The uprising up until now contained elements from all Egyptian society, whether it is the urban poor, the working class, and even sons and daughters of the Egyptian elite could be seen in the protest. But as the revolution continues, some polarization has started to happen naturally. Between those who are tired, meaning the middle class and the upper middle class who are saying that we should stop now and try to reach some compromise with the government, and those who basically have nothing to loose and who have sacrificed a lot, like the urban poor and the working class.
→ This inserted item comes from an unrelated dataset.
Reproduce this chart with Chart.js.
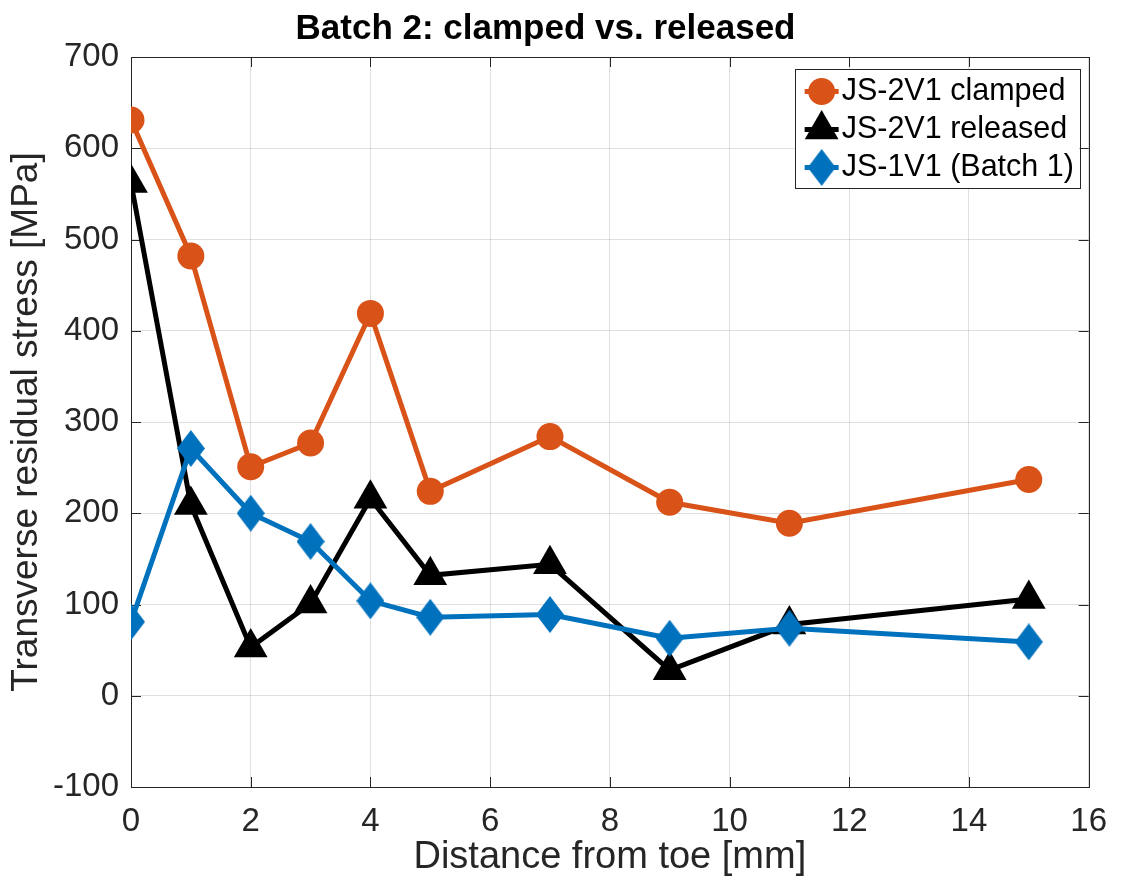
<!DOCTYPE html>
<html>
<head>
<meta charset="utf-8">
<script src="https://cdn.jsdelivr.net/npm/chart.js@4.4.0/dist/chart.umd.min.js"></script>
<style>
    html, body { margin: 0; padding: 0; background: #fff; }
    #wrap { width: 1122px; height: 883px; position: relative; }
</style>
</head>
<body>
<div id="wrap"><canvas id="myChart"></canvas></div>
<script>
// valeurs
const distances = [0, 1, 2, 3, 4, 5, 7, 9, 11, 15];
const clamped = [631, 482, 251, 277, 419, 224, 284, 212, 189, 237];
const released = [562, 209, 53, 101, 216, 132, 144, 28, 78, 106];
const batch1 = [81, 271, 200, 169, 104, 86, 89, 63, 74, 59];
const seriesLabels = ['JS-2V1 clamped', 'JS-2V1 released', 'JS-1V1 (Batch 1)'];
const xTicks = [0, 2, 4, 6, 8, 10, 12, 14, 16];
const yTicks = [-100, 0, 100, 200, 300, 400, 500, 600, 700];

const ORANGE = '#D95319';
const BLACK = '#000000';
const BLUE = '#0072BD';
const AXIS = '#262626';
const FONT = "'Liberation Sans', Arial, sans-serif";

// losange plus haut que large, comme celui de matlab
function makeDiamond(w, h, color) {
    const c = document.createElement('canvas');
    c.width = w;
    c.height = h;
    const g = c.getContext('2d');
    g.fillStyle = color;
    g.beginPath();
    g.moveTo(w / 2, 0);
    g.lineTo(w, h / 2);
    g.lineTo(w / 2, h);
    g.lineTo(0, h / 2);
    g.closePath();
    g.fill();
    return c;
}
const diamond = makeDiamond(28, 37, BLUE);

const toPoints = ys => ys.map((y, i) => ({x: distances[i], y: y}));

// cadre + petites graduations vers l'intérieur
const framePlugin = {
    id: 'frame',
    beforeDatasetsDraw(chart) {
        const {ctx, chartArea: a, scales} = chart;
        ctx.save();
        ctx.strokeStyle = AXIS;
        ctx.lineWidth = 1;
        ctx.strokeRect(Math.round(a.left) + 0.5, Math.round(a.top) + 0.5,
            Math.round(a.right - a.left), Math.round(a.bottom - a.top));
        ctx.beginPath();
        xTicks.forEach(v => {
            const px = Math.round(scales.x.getPixelForValue(v)) + 0.5;
            ctx.moveTo(px, a.bottom); ctx.lineTo(px, a.bottom - 10);
            ctx.moveTo(px, a.top); ctx.lineTo(px, a.top + 10);
        });
        yTicks.forEach(v => {
            const py = Math.round(scales.y.getPixelForValue(v)) + 0.5;
            ctx.moveTo(a.left, py); ctx.lineTo(a.left + 10, py);
            ctx.moveTo(a.right, py); ctx.lineTo(a.right - 10, py);
        });
        ctx.stroke();
        ctx.restore();
    }
};

// légende dans le coin haut droit, avec trait + marqueur
const legendPlugin = {
    id: 'matlabLegend',
    afterDraw(chart) {
        const {ctx, chartArea: a} = chart;
        const boxW = 285, boxH = 119;
        const bx = a.right - 9 - boxW;
        const by = a.top + 12;
        ctx.save();
        ctx.fillStyle = '#fff';
        ctx.fillRect(bx, by, boxW, boxH);
        ctx.strokeStyle = AXIS;
        ctx.lineWidth = 1;
        ctx.strokeRect(Math.round(bx) + 0.5, Math.round(by) + 0.5, boxW, boxH);

        const order = [2, 1, 0]; // datasets : batch1, released, clamped
        order.forEach((di, row) => {
            const ds = chart.data.datasets[di];
            const cy = by + 22.5 + row * 38;
            const mx = bx + 27;
            ctx.strokeStyle = ds.borderColor;
            ctx.lineWidth = 5;
            ctx.beginPath();
            ctx.moveTo(bx + 10, cy);
            ctx.lineTo(bx + 44, cy);
            ctx.stroke();
            ctx.fillStyle = ds.borderColor;
            if (ds.pointStyle === 'circle') {
                ctx.beginPath();
                ctx.arc(mx, cy, 13.5, 0, Math.PI * 2);
                ctx.fill();
            } else if (ds.pointStyle === 'triangle') {
                const r = ds.pointRadius;
                ctx.beginPath();
                ctx.moveTo(mx, cy - r);
                ctx.lineTo(mx + r * Math.sin(2 * Math.PI / 3), cy + r / 2);
                ctx.lineTo(mx - r * Math.sin(2 * Math.PI / 3), cy + r / 2);
                ctx.closePath();
                ctx.fill();
            } else {
                ctx.drawImage(ds.pointStyle, mx - ds.pointStyle.width / 2, cy - ds.pointStyle.height / 2);
            }
            ctx.fillStyle = '#000';
            ctx.font = '30.5px ' + FONT;
            ctx.textBaseline = 'middle';
            ctx.textAlign = 'left';
            ctx.fillText(ds.label, bx + 47, cy);
        });
        ctx.restore();
    }
};

const data = {
    datasets: [
        {
            label: seriesLabels[2],
            data: toPoints(batch1),
            borderColor: BLUE,
            backgroundColor: BLUE,
            borderWidth: 5,
            pointStyle: diamond,
            pointRadius: 14,
            order: 0
        },
        {
            label: seriesLabels[1],
            data: toPoints(released),
            borderColor: BLACK,
            backgroundColor: BLACK,
            borderWidth: 5,
            pointStyle: 'triangle',
            pointRadius: 19.5,
            pointBorderWidth: 0,
            order: 1
        },
        {
            label: seriesLabels[0],
            data: toPoints(clamped),
            borderColor: ORANGE,
            backgroundColor: ORANGE,
            borderWidth: 5,
            pointStyle: 'circle',
            pointRadius: 13.5,
            pointBorderWidth: 0,
            order: 2
        }
    ]
};

const config = {
    type: 'line',
    data,
    options: {
        responsive: true,
        maintainAspectRatio: false,
        animation: false,
        layout: { padding: { left: 0, right: 31, top: 0, bottom: 0 } },
        plugins: {
            legend: { display: false },
            tooltip: { enabled: false },
            title: {
                display: true,
                text: 'Batch 2: clamped vs. released',
                color: '#000',
                font: { family: FONT, size: 35, weight: 'bold', lineHeight: 1.2 },
                padding: { top: 8, bottom: 7 }
            }
        },
        scales: {
            x: {
                type: 'linear',
                min: 0,
                max: 16,
                afterBuildTicks: axis => { axis.ticks = xTicks.map(v => ({value: v})); },
                afterFit: scale => { scale.height = 96; },
                grid: { color: 'rgba(38,38,38,0.15)', drawTicks: false },
                border: { display: false },
                ticks: { color: AXIS, padding: 15, maxRotation: 0, font: { family: FONT, size: 33 } },
                title: {
                    display: true,
                    text: 'Distance from toe [mm]',
                    color: AXIS,
                    font: { family: FONT, size: 38, lineHeight: 1.2 },
                    padding: { top: 0, bottom: 3 }
                }
            },
            y: {
                min: -100,
                max: 700,
                afterBuildTicks: axis => { axis.ticks = yTicks.map(v => ({value: v})); },
                afterFit: scale => { scale.width = 131; },
                grid: { color: 'rgba(38,38,38,0.15)', drawTicks: false },
                border: { display: false },
                ticks: { color: AXIS, padding: 12, font: { family: FONT, size: 33 } },
                title: {
                    display: true,
                    text: 'Transverse residual stress [MPa]',
                    color: AXIS,
                    font: { family: FONT, size: 37, lineHeight: 1.2 },
                    padding: { top: 5, bottom: 0 }
                }
            }
        }
    },
    plugins: [framePlugin, legendPlugin]
};

const mychart = new Chart(document.getElementById('myChart'), config);
</script>
</body>
</html>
The intervention of the working class in the movement is also another question mark, because definitely in some of the provinces where mass protests were organized they contained a majority of workers. But we still haven’t seen an independent movement by those workers. Except in very few cases. For example I received a report about a textile mill owned by a company called Ghazl Meit Ghamr in Daqahliya, which is a province in the Nile Delta. The workers there have kicked out the CEO, they have occupied the factory and are self-managing it. This type of action has also been repeated in a printing house south of Cairo called Dar El-Ta’awon. There as well the workers have kicked out the CEO and are self managing the company. There are two other cases in Suez, where the clashes were the worst with the security forces during the uprising. The death toll is very high in Suez, we don’t actually know the real death toll until now. In two factories there, the Suez Steel Mill and the Suez Fertilizer Factory, workers have declared an open-ended strike until the regime falls. Other than that we have not seen, at least to my knowledge, independent working class action.
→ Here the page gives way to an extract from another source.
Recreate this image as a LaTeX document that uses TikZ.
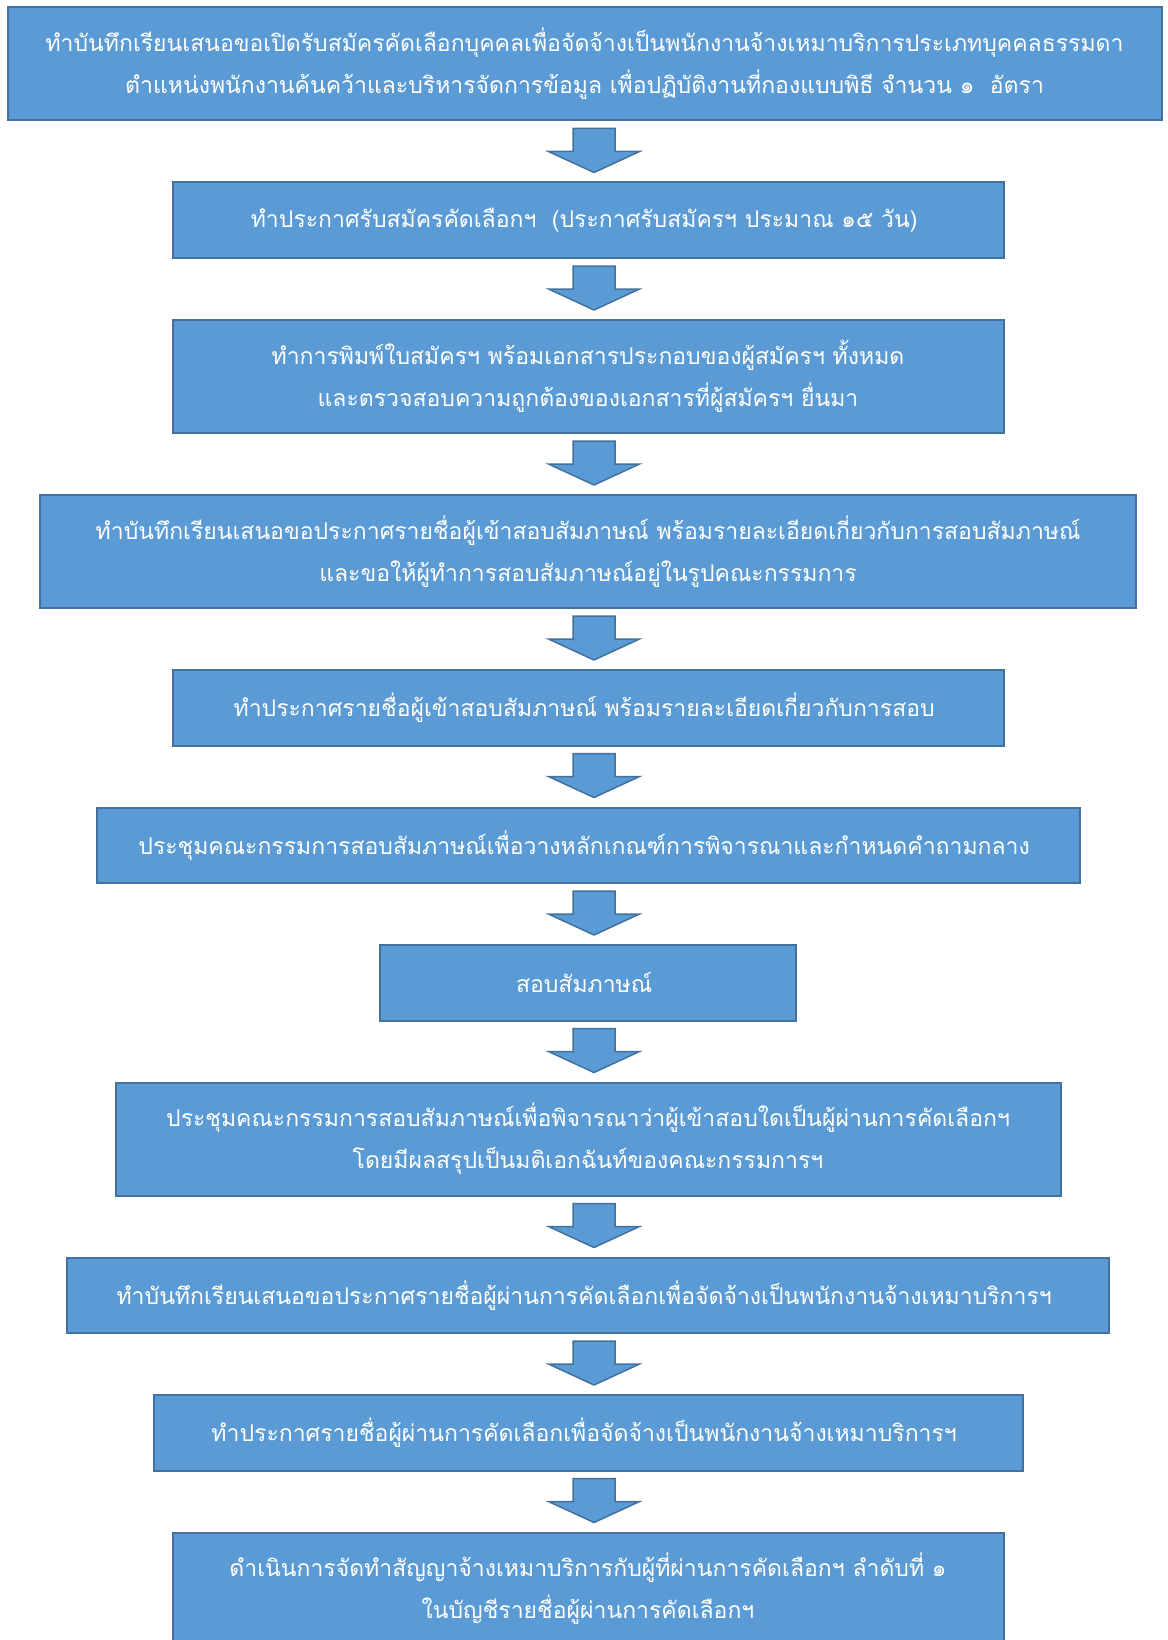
\documentclass[tikz,border=0pt]{standalone}
\usepackage{fontspec}
\newfontfamily\thaifont[Script=Thai]{Loma}
\usepackage{tikz}
\usetikzlibrary{positioning,calc}
\definecolor{boxblue}{HTML}{5B9BD5}
\definecolor{edgeblue}{HTML}{41719C}
\tikzstyle{stage} = [
    rectangle, draw=edgeblue, line width=2pt, fill=boxblue, text=white,
    align=center, inner sep=0pt, font=\thaifont\fontsize{23pt}{42pt}\selectfont]
\tikzstyle{tall} = [minimum height=113pt]
\tikzstyle{flat} = [minimum height=75.5pt]
\tikzstyle{blockarrow} = [draw=edgeblue, line width=1.5pt, fill=boxblue, line join=miter]
\newcommand{\stagearrow}[2]{%
  \draw[blockarrow] let \p1=(#1.south), \p2=(#2.north) in
    (\x2-15pt,\y1-7pt) -- (\x2+27pt,\y1-7pt) -- (\x2+27pt,\y1-30pt) -- (\x2+51.5pt,\y1-30pt)
    -- (\x2+6pt,\y2+9pt) -- (\x2-39.5pt,\y1-30pt) -- (\x2-15pt,\y1-30pt) -- cycle;}

\begin{document}
\begin{tikzpicture}[x=1pt, y=1pt, node distance=60pt]
\useasboundingbox (0,0) rectangle (1167,-1640);

\node (memo) [stage, tall, minimum width=1154pt] at (584.5,-64) {
    ทำบันทึกเรียนเสนอขอเปิดรับสมัครคัดเลือกบุคคลเพื่อจัดจ้างเป็นพนักงานจ้างเหมาบริการประเภทบุคคลธรรมดา \\
    ตำแหน่งพนักงานค้นคว้าและบริหารจัดการข้อมูล เพื่อปฏิบัติงานที่กองแบบพิธี จำนวน ๑\ \ อัตรา
};

\node (announce) [stage, flat, minimum width=831pt, below=of memo, xshift=3.5pt] {
    ทำประกาศรับสมัครคัดเลือกฯ\ \ (ประกาศรับสมัครฯ ประมาณ ๑๕ วัน)
};

\node (print) [stage, tall, minimum width=831pt, below=of announce] {
    ทำการพิมพ์ใบสมัครฯ พร้อมเอกสารประกอบของผู้สมัครฯ ทั้งหมด \\
    และตรวจสอบความถูกต้องของเอกสารที่ผู้สมัครฯ ยื่นมา
};

\node (listmemo) [stage, tall, minimum width=1096pt, below=of print] {
    ทำบันทึกเรียนเสนอขอประกาศรายชื่อผู้เข้าสอบสัมภาษณ์ พร้อมรายละเอียดเกี่ยวกับการสอบสัมภาษณ์ \\
    และขอให้ผู้ทำการสอบสัมภาษณ์อยู่ในรูปคณะกรรมการ
};

\node (listpost) [stage, flat, minimum width=831pt, below=of listmemo] {
    ทำประกาศรายชื่อผู้เข้าสอบสัมภาษณ์ พร้อมรายละเอียดเกี่ยวกับการสอบ
};

\node (criteria) [stage, flat, minimum width=983pt, below=of listpost] {
    ประชุมคณะกรรมการสอบสัมภาษณ์เพื่อวางหลักเกณฑ์การพิจารณาและกำหนดคำถามกลาง
};

\node (interview) [stage, flat, minimum width=416pt, below=of criteria] {
    สอบสัมภาษณ์
};

\node (decide) [stage, tall, minimum width=945pt, below=of interview] {
    ประชุมคณะกรรมการสอบสัมภาษณ์เพื่อพิจารณาว่าผู้เข้าสอบใดเป็นผู้ผ่านการคัดเลือกฯ \\
    โดยมีผลสรุปเป็นมติเอกฉันท์ของคณะกรรมการฯ
};

\node (resultmemo) [stage, flat, minimum width=1042.5pt, below=of decide] {
    ทำบันทึกเรียนเสนอขอประกาศรายชื่อผู้ผ่านการคัดเลือกเพื่อจัดจ้างเป็นพนักงานจ้างเหมาบริการฯ
};

\node (resultpost) [stage, flat, minimum width=869pt, below=of resultmemo] {
    ทำประกาศรายชื่อผู้ผ่านการคัดเลือกเพื่อจัดจ้างเป็นพนักงานจ้างเหมาบริการฯ
};

\node (contract) [stage, tall, minimum width=831pt, below=of resultpost] {
    ดำเนินการจัดทำสัญญาจ้างเหมาบริการกับผู้ที่ผ่านการคัดเลือกฯ ลำดับที่ ๑ \\
    ในบัญชีรายชื่อผู้ผ่านการคัดเลือกฯ
};

\stagearrow{memo}{announce}
\stagearrow{announce}{print}
\stagearrow{print}{listmemo}
\stagearrow{listmemo}{listpost}
\stagearrow{listpost}{criteria}
\stagearrow{criteria}{interview}
\stagearrow{interview}{decide}
\stagearrow{decide}{resultmemo}
\stagearrow{resultmemo}{resultpost}
\stagearrow{resultpost}{contract}
\end{tikzpicture}
\end{document}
Meanwhile the Muslim Brotherhood has entered centre stage by opening itself to negotiations with the regime, as well as rejecting publicly the Iranian regime’s in attempt to paint the Egyptian revolt as “Islamic”:

The MB regards the revolution as the Egyptian People’s Revolution not an Islamic Revolution” said a statement published on the Muslim Brotherhood’s official website just hours after Khamenei’s remarks on Friday, while “asserting that the Egyptian People’s Revolution includes Muslims, Christians, from all sects and political.